Epilogue




ALEXANDER VON HUMBOLDT has been largely forgotten in the English-speaking world. He was one of the last polymaths, and died at a time when scientific disciplines were hardening into tightly fenced and more specialized fields. Consequently his more holistic approach – a scientific method that included art, history, poetry and politics alongside hard data – has fallen out of favour. By the beginning of the twentieth century, there was little room for a man whose knowledge had bridged a vast range of subjects. As scientists crawled into their narrow areas of expertise, dividing and further subdividing, they lost Humboldt’s interdisciplinary methods and his concept of nature as a global force.

One of Humboldt’s greatest achievements had been to make science accessible and popular. Everybody learned from him: farmers and craftsmen, schoolboys and teachers, artists and musicians, scientists and politicians. There was not a single textbook or atlas in the hands of children in the western world that hadn’t been shaped by Humboldt’s ideas, one orator had declared during the 1869 centennial celebrations in Boston. Unlike Christopher Columbus or Isaac Newton, Humboldt did not discover a continent or a new law of physics. Humboldt was not known for a single fact or a discovery but for his worldview. His vision of nature has passed into our consciousness as if by osmosis. It is almost as though his ideas have become so manifest that the man behind them has disappeared.

Another reason why Humboldt has faded from our collective memory – at least in Britain and the United States – is the anti-German sentiment that came with the First World War. In a country such as Britain, where even the royal family felt they had to change their German-sounding surname ‘Saxe-Coburg and Gotha’ to ‘Windsor’ and where the works of Beethoven and Bach were not played any more, it is hardly surprising that a German scientist was no longer popular. Similarly in the United States, when Congress joined the conflict in 1917, German-Americans were suddenly lynched and harassed. In Cleveland, where fifty years earlier thousands had marched through the streets in celebration of Humboldt’s centennial, German books were burned in a huge public bonfire. In Cincinnati all German publications were removed from the shelves of the public library and ‘Humboldt Street’ was renamed ‘Taft Street’. Both world wars of the twentieth century cast long shadows, and neither Britain nor America were places for the celebration of a great German mind any more.
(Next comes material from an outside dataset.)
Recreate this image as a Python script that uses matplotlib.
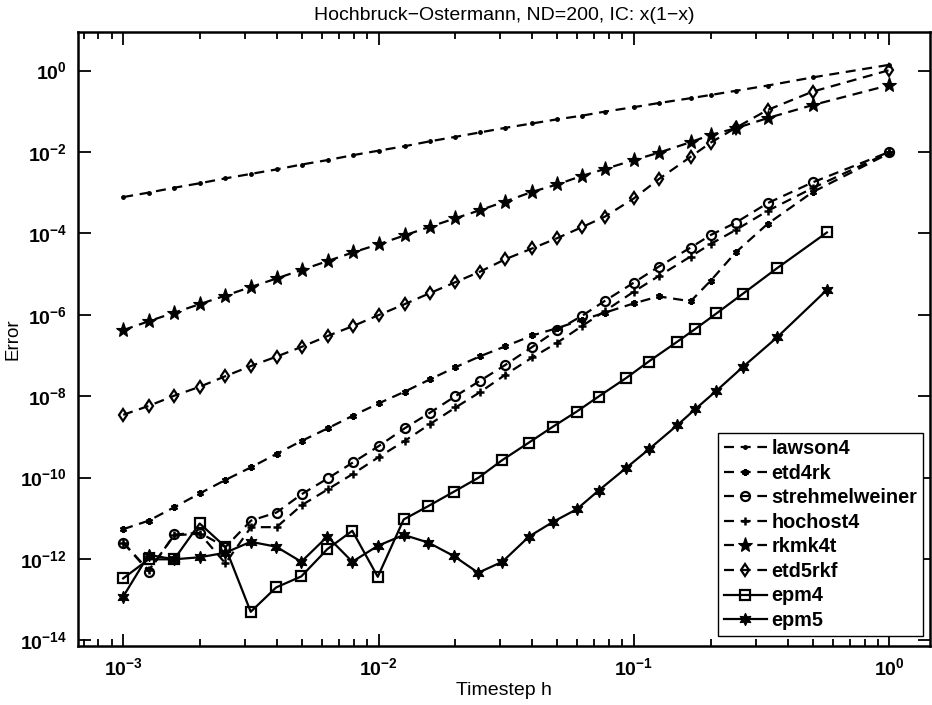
import matplotlib
matplotlib.use("Agg")
import matplotlib.pyplot as plt
import numpy as np
from matplotlib.ticker import LogLocator, NullFormatter, FixedLocator

# step counts used by the non-epm schemes, h = 1/N
steps = [1000, 794, 631, 501, 398, 316, 251, 200, 158, 126, 100, 79, 63, 50,
         40, 32, 25, 20, 16, 13, 10, 8, 6, 5, 4, 3, 2, 1]

# time steps used by the epm schemes
h_epm = [0.000999, 0.001258, 0.001583, 0.001993, 0.002507, 0.003157, 0.003972,
         0.004981, 0.006299, 0.007889, 0.009925, 0.01254, 0.01568, 0.0197,
         0.02454, 0.03053, 0.03882, 0.04818, 0.05968, 0.07269, 0.09296,
         0.1142, 0.148, 0.1737, 0.2102, 0.2662, 0.3627, 0.5692]

# log10 of the error for each scheme
lawson4 = [-3.11, -3.00, -2.88, -2.77, -2.65, -2.54, -2.43, -2.31, -2.20, -2.08,
           -1.97, -1.86, -1.74, -1.63, -1.52, -1.41, -1.30, -1.20, -1.11, -1.01,
           -0.90, -0.80, -0.68, -0.60, -0.50, -0.37, -0.17, 0.14]
etd4rk = [-11.27, -11.06, -10.73, -10.39, -10.06, -9.75, -9.42, -9.10, -8.79,
          -8.48, -8.18, -7.89, -7.59, -7.29, -7.02, -6.78, -6.51, -6.33, -6.13,
          -5.95, -5.72, -5.55, -5.67, -5.16, -4.47, -3.77, -2.99, -2.03]
strehmelweiner = [-11.60, -12.31, -11.40, -11.36, -11.71, -11.06, -10.86,
                  -10.41, -10.02, -9.63, -9.23, -8.79, -8.41, -8.00, -7.62,
                  -7.24, -6.79, -6.38, -6.03, -5.66, -5.21, -4.82, -4.35,
                  -4.04, -3.74, -3.26, -2.75, -2.00]
hochost4 = [-11.60, -12.28, -11.42, -11.38, -12.11, -11.22, -11.22, -10.68,
            -10.29, -9.91, -9.50, -9.10, -8.69, -8.28, -7.90, -7.48, -7.05,
            -6.69, -6.28, -5.91, -5.43, -5.05, -4.57, -4.26, -3.92, -3.45,
            -2.89, -2.01]
rkmk4t = [-6.38, -6.16, -5.95, -5.74, -5.53, -5.32, -5.11, -4.90, -4.68, -4.47,
          -4.27, -4.05, -3.84, -3.63, -3.43, -3.22, -2.98, -2.80, -2.59, -2.42,
          -2.20, -2.02, -1.76, -1.58, -1.42, -1.17, -0.85, -0.36]
etd5rkf = [-8.46, -8.24, -7.99, -7.77, -7.51, -7.26, -7.03, -6.79, -6.52, -6.28,
           -6.01, -5.74, -5.47, -5.20, -4.94, -4.64, -4.37, -4.12, -3.85, -3.59,
           -3.14, -2.67, -2.12, -1.77, -1.41, -0.97, -0.52, 0.01]
epm4 = [-12.48, -12.01, -12.01, -11.13, -11.70, -13.30, -12.70, -12.43, -11.76,
        -11.31, -12.44, -11.03, -10.70, -10.35, -10.01, -9.57, -9.14, -8.75,
        -8.38, -8.01, -7.56, -7.15, -6.66, -6.35, -5.97, -5.49, -4.86, -3.98]
epm5 = [-12.93, -11.90, -12.01, -11.96, -11.85, -11.58, -11.70, -12.07, -11.45,
        -12.07, -11.68, -11.41, -11.60, -11.93, -12.34, -12.07, -11.45, -11.09,
        -10.78, -10.32, -9.77, -9.31, -8.71, -8.32, -7.87, -7.29, -6.56, -5.39]

plt.rcParams['font.family'] = ['Liberation Sans', 'DejaVu Sans']
plt.rcParams['mathtext.fontset'] = 'custom'
plt.rcParams['mathtext.rm'] = 'Liberation Sans:bold'
plt.rcParams['mathtext.it'] = 'Liberation Sans:bold'
plt.rcParams['mathtext.bf'] = 'Liberation Sans:bold'

fig = plt.figure(figsize=(9.32, 7.05), dpi=100)
ax = fig.add_axes([78/932, 59/705, 852/932, 614/705])

h = 1.0 / np.array(steps)
lw = 1.6
dash = (4.5, 3)
# name, x, y, marker, size, edge width, filled, linestyle
series = [
    ('lawson4', h, lawson4, '.', 5, 1.0, True, '--'),
    ('etd4rk', h, etd4rk, (6, 2, 0), 5, 1.6, True, '--'),
    ('strehmelweiner', h, strehmelweiner, 'o', 6.5, 1.6, False, '--'),
    ('hochost4', h, hochost4, '+', 6, 1.8, False, '--'),
    ('rkmk4t', h, rkmk4t, '*', 11, 0.8, True, '--'),
    ('etd5rkf', h, etd5rkf, 'd', 6.5, 1.6, False, '--'),
    ('epm4', h_epm, epm4, 's', 6.5, 1.6, False, '-'),
    ('epm5', h_epm, epm5, (6, 1, 0), 9, 0.8, True, '-'),
]
for name, x, y, mk, ms, mew, filled, ls in series:
    line, = ax.plot(x, 10.0 ** np.array(y), color='k', lw=lw, ls=ls,
                    marker=mk, ms=ms, mew=mew, mec='k',
                    mfc='k' if filled else 'none', label=name)
    if ls == '--':
        line.set_dashes(dash)

ax.set_xscale('log')
ax.set_yscale('log')
ax.set_xlim(10 ** -3.177, 10 ** 0.159)
ax.set_ylim(10 ** -14.14, 10 ** 0.946)

ax.xaxis.set_major_locator(FixedLocator([1e-3, 1e-2, 1e-1, 1e0]))
ax.xaxis.set_minor_locator(LogLocator(base=10, subs=np.arange(2, 10), numticks=20))
ax.xaxis.set_minor_formatter(NullFormatter())
yt = [10.0 ** k for k in range(-14, 1, 2)]
ax.yaxis.set_major_locator(FixedLocator(yt))
ax.yaxis.set_minor_locator(FixedLocator([]))
ax.set_xticklabels([r'$10^{%d}$' % k for k in range(-3, 1)])
ax.set_yticklabels([r'$10^{%d}$' % k for k in range(-14, 1, 2)])

ax.tick_params(which='both', direction='in', top=True, right=True,
               labelsize=14, width=1.3, pad=8)
ax.tick_params(which='major', length=9)
ax.tick_params(which='minor', length=5)
for sp in ax.spines.values():
    sp.set_linewidth(1.8)

ax.set_xlabel('Timestep h', fontsize=14)
ax.set_ylabel('Error', fontsize=13.5)
ax.xaxis.set_label_coords(0.5, -0.059)
ax.yaxis.set_label_coords(-0.066, 0.5)
ax.set_title('Hochbruck\u2212Ostermann, ND=200, IC: x(1\u2212x)', fontsize=14, pad=9)

leg = ax.legend(loc='lower right', bbox_to_anchor=(923/932, 69/705),
                bbox_transform=fig.transFigure, borderaxespad=0,
                prop={'weight': 'bold', 'size': 14.3}, fancybox=False,
                framealpha=1, edgecolor='k', handlelength=2.2,
                handletextpad=0.2, labelspacing=0.28, borderpad=0.3)
leg.get_frame().set_linewidth(1.0)

fig.savefig('out.png', dpi=100)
So why should we care? Over the past few years, many have asked me why I’m interested in Alexander von Humboldt. There are several answers to that question because there are many reasons why Humboldt remains fascinating and important: not only was his life colourful and packed with adventure, but his story gives meaning to why we see nature the way we see it today. In a world where we tend to draw a sharp line between the sciences and the arts, between the subjective and the objective, Humboldt’s insight that we can only truly understand nature by using our imagination makes him a visionary.

Humboldt’s disciples, and their disciples in turn, carried his legacy forward – quietly, subtly and sometimes unintentionally. Environmentalists, ecologists and nature writers today remain firmly rooted in Humboldt’s vision – although many have never heard of him. Nonetheless, Humboldt is their founding father.

As scientists are trying to understand and predict the global consequences of climate change, Humboldt’s interdisciplinary approach to science and nature is more relevant than ever. His beliefs in the free exchange of information, in uniting scientists and in fostering communication across disciplines, are the pillars of science today. His concept of nature as one of global patterns underpins our thinking.

One look at the latest 2014 UN Intergovernmental Panel on Climate Change (IPCC) report shows just how much we are in need of a Humboldtian perspective. The report, produced by over 800 scientists and experts, states that global warming will have ‘severe, pervasive and irreversible impacts for people and ecosystems’. Humboldt’s insights that social, economic and political issues are closely connected to environmental problems remain resoundingly topical. As the American farmer and poet Wendell Berry said: ‘There is in fact no distinction between the fate of the land and the fate of the people. When one is abused, the other suffers.’ Or as the Canadian activist Naomi Klein declares in This Changes Everything (2014), the economic system and the environment are at war. Just as Humboldt realized that colonies based on slavery, monoculture and exploitation created a system of injustice and of disastrous environmental devastation, so we too have to understand that economic forces and climate change are all part of the same system.

Humboldt talked of ‘mankind’s mischief … which disturbs nature’s order’. There were moments in his life when he was so pessimistic that he painted a bleak future of humankind’s eventual expansion into space, when humans would spread their lethal mix of vice, greed, violence and ignorance across other planets. The human species could turn even those distant stars ‘barren’ and leave them ‘ravaged’, Humboldt wrote as early as 1801, just as they were already doing with earth.

It feels as if we’ve come full circle. Maybe now is the moment for us and for the environmental movement to reclaim Alexander von Humboldt as our hero.

Goethe compared Humboldt to a ‘fountain with many spouts from which streams flow refreshingly and infinitely, so that we only have to place vessels under them’.

That fountain, I believe, has never run dry.